Lift out all lines below that contain "matplotlib".

[BEGIN Information shown]

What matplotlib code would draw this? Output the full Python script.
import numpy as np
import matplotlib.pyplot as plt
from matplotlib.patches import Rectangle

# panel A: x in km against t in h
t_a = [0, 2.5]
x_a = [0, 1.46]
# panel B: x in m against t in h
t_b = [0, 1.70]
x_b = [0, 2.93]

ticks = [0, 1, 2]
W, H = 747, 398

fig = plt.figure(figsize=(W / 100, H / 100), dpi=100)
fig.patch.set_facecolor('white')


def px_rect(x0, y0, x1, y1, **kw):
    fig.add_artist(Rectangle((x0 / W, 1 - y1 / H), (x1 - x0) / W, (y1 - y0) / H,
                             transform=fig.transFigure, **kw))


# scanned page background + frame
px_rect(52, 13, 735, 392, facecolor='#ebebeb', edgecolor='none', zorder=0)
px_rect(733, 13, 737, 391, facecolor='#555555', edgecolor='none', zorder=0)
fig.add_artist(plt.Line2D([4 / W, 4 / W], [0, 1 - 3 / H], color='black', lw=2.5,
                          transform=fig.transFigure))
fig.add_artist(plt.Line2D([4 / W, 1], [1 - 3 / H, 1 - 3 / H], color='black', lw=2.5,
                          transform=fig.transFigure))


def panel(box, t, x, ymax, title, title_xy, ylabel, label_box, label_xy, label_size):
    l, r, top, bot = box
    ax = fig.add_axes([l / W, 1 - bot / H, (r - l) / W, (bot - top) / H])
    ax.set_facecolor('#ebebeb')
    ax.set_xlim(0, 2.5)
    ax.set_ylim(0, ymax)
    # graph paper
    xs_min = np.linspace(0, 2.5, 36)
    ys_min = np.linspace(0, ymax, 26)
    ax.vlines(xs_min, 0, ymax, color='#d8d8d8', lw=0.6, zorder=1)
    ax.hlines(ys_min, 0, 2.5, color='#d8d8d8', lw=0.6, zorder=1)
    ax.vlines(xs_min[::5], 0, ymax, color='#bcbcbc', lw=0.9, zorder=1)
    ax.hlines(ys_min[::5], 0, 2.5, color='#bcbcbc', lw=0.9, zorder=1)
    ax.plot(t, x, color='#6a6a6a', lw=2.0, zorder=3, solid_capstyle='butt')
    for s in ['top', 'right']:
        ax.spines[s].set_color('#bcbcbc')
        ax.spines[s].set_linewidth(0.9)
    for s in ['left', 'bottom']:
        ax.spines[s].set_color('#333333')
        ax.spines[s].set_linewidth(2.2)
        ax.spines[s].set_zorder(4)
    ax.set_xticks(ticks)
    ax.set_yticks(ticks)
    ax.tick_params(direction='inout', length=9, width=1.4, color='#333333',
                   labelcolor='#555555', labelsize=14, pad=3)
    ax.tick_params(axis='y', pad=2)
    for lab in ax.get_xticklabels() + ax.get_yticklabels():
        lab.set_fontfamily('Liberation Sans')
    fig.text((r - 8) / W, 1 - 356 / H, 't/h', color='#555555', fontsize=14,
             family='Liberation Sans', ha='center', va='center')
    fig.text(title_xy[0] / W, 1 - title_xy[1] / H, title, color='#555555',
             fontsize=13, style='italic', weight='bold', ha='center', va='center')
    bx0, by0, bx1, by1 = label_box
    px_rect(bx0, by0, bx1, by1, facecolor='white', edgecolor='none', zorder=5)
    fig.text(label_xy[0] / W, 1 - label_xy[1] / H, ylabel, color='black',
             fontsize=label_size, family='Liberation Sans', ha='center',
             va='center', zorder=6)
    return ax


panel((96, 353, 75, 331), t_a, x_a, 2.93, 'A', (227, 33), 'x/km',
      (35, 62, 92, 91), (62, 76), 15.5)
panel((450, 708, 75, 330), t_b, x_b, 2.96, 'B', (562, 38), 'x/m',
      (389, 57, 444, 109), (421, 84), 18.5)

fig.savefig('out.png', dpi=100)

[END Information shown]

Task response
What matplotlib code would draw this? Output the full Python script.
import matplotlib.pyplot as plt
from matplotlib.patches import Rectangle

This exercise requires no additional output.